Staines, who begins searching for holiday products in January, typically chooses items that evoke a “classic European feel.” Think elegant hand-blown glass ornaments and decor based on vintage designs, as well as the usual assortment of fresh wreaths, mantle pieces, floral arrangements and themed gift baskets.
She does pay heed to fads and fashion — this year, for instance, there’s high demand for interactive pieces, “grab and go” items such as a glittery foot-tall tree and decor with LED lights built in, but she advises customers to keep it simple and avoid the temptation to overdecorate.

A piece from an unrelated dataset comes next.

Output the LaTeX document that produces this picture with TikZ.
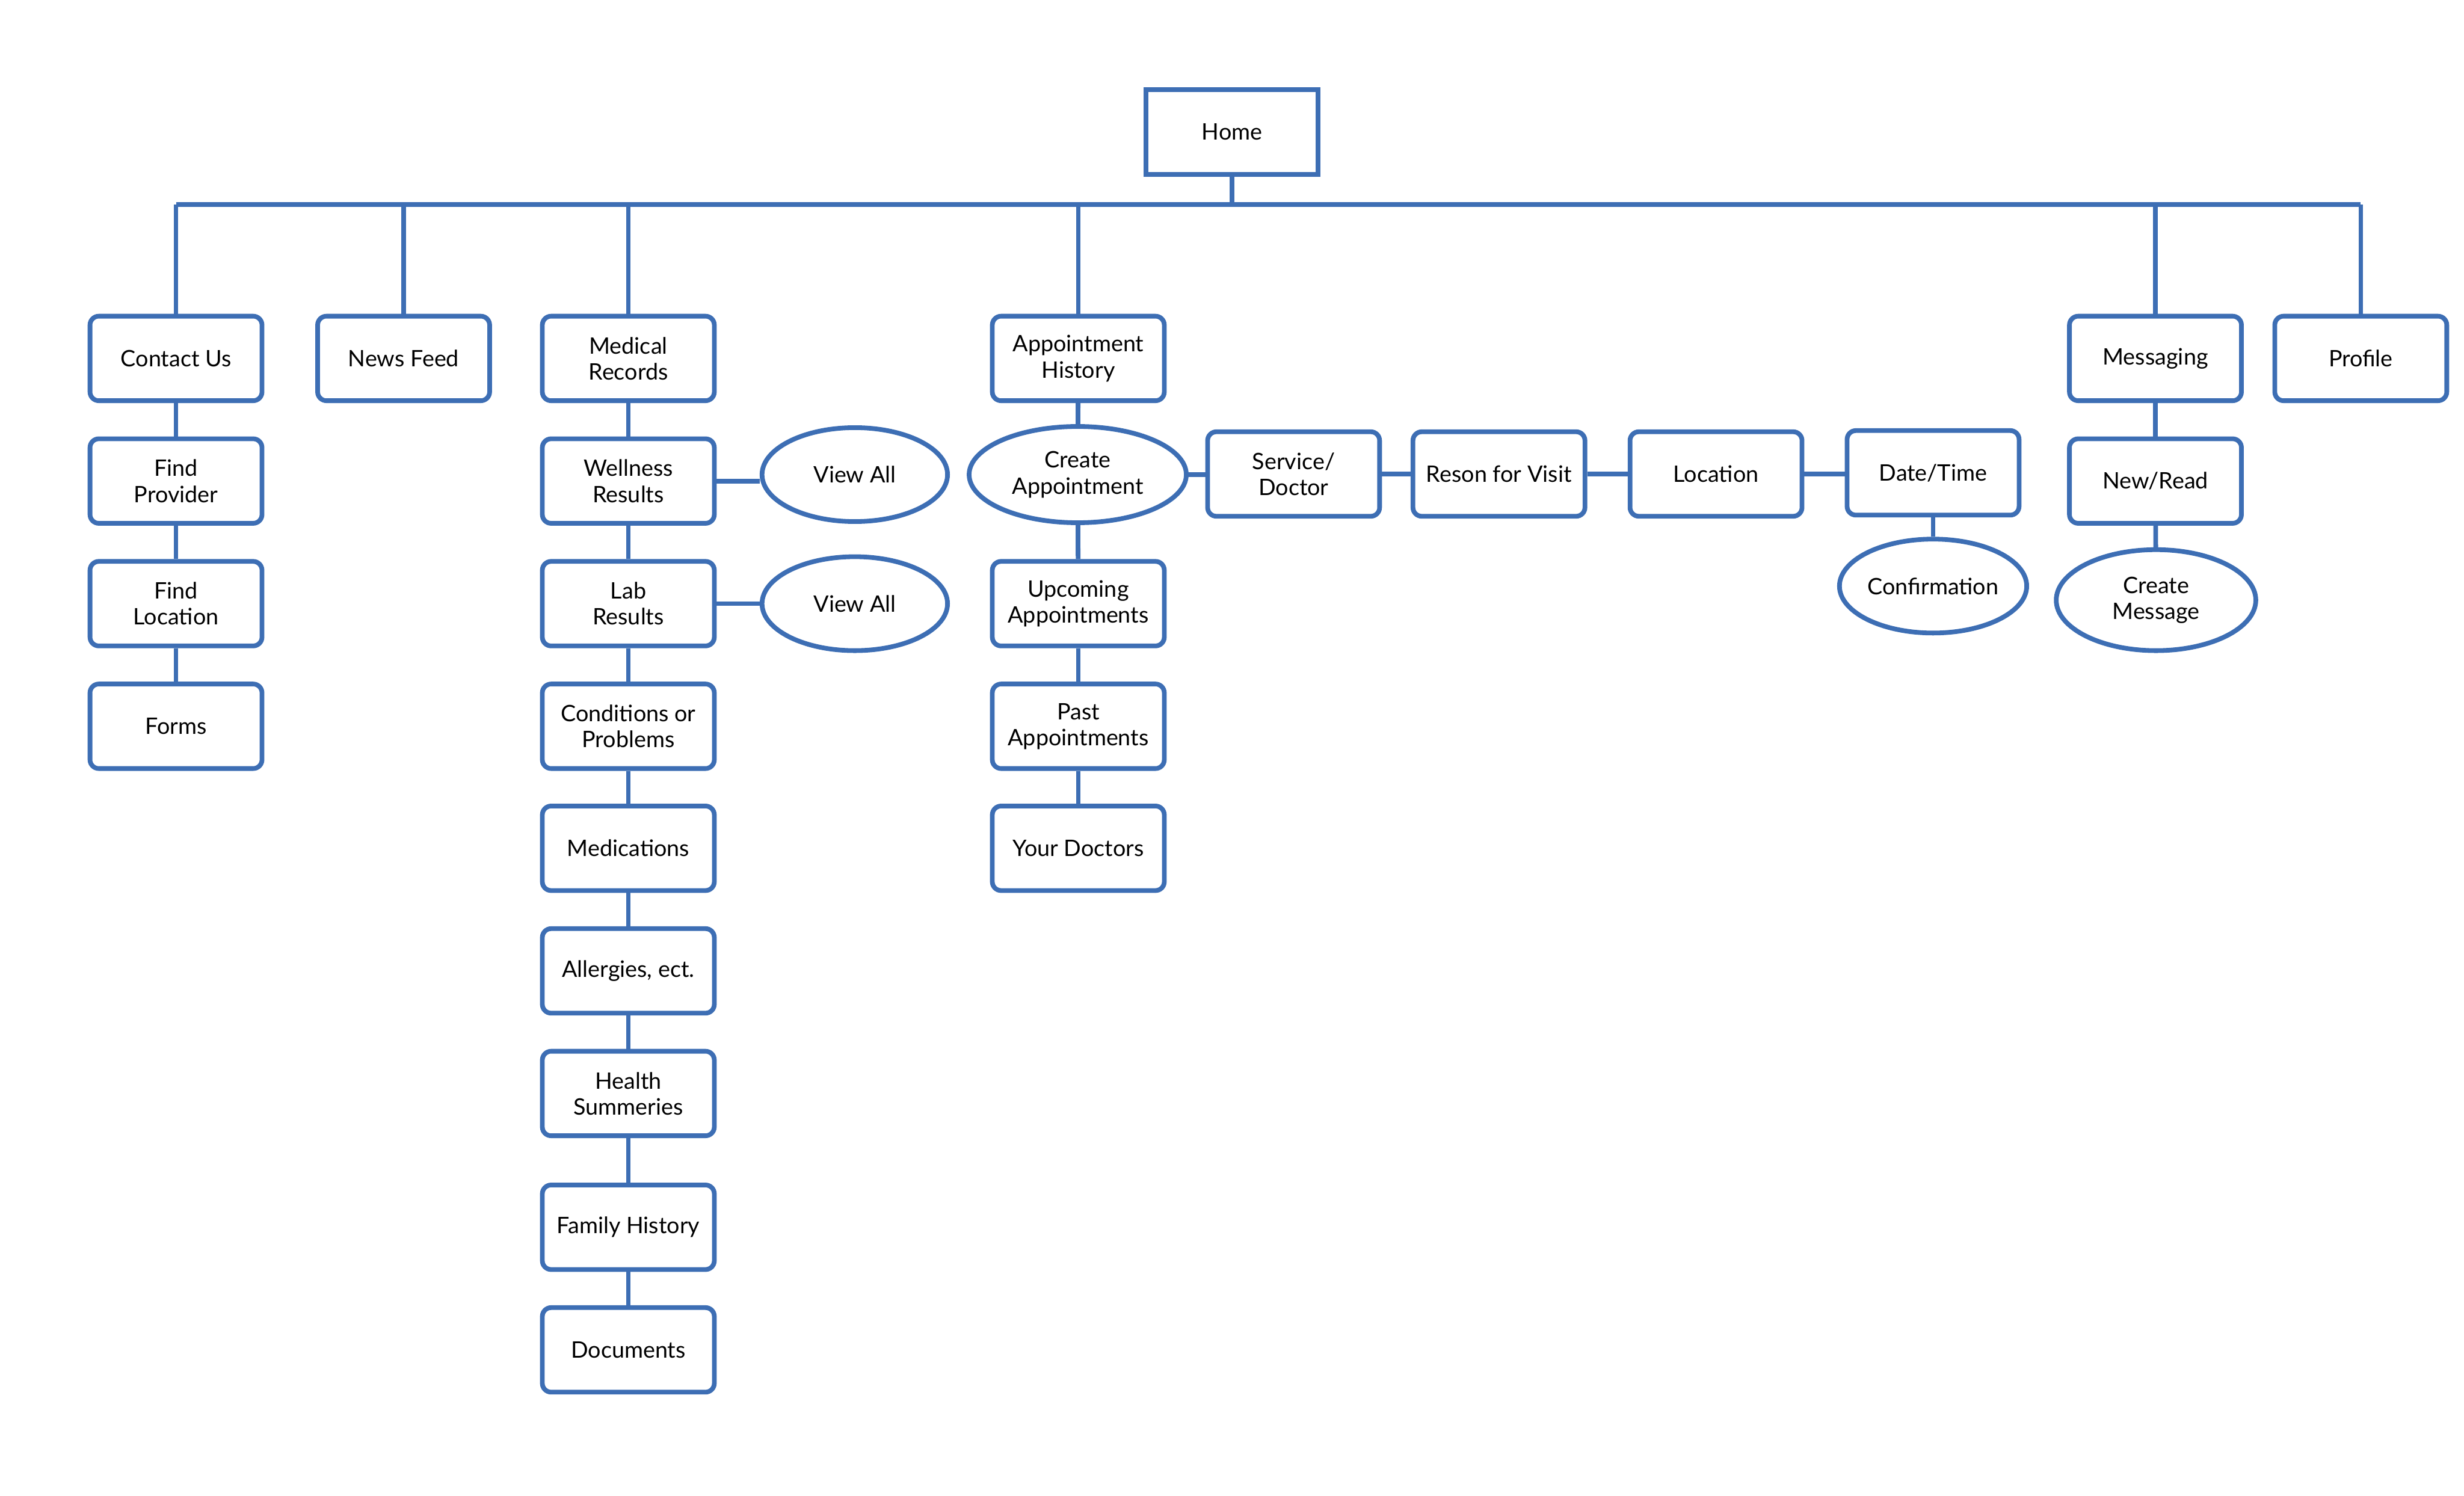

As for me, I prefer my Christmas steeped in tradition. Every ornament on my tree has a special memory attached, and I’m not embarrassed to admit that whenever I see twinkly holiday lights I feel a familiar warm glow set in, one that gives me, if only for a moment, a sense of peace and well-being.
I love it all, the baking marathons, the late-night wrapping sessions, the carol singing, the incessant gift exchanges and the cornball Hallmark movies about finding true love at Christmastime.
I won’t be putting any of those twinkling lights in my hair or decorating pineapples this season — not my style — but I hope that, however anyone else chooses to do their holidays, they may experience a similar sense of goodwill and kinship that Christmas always brings to me.
PATRICE APODACA is a former Newport-Mesa public school parent and former Los Angeles Times staff writer. She lives in Newport Beach.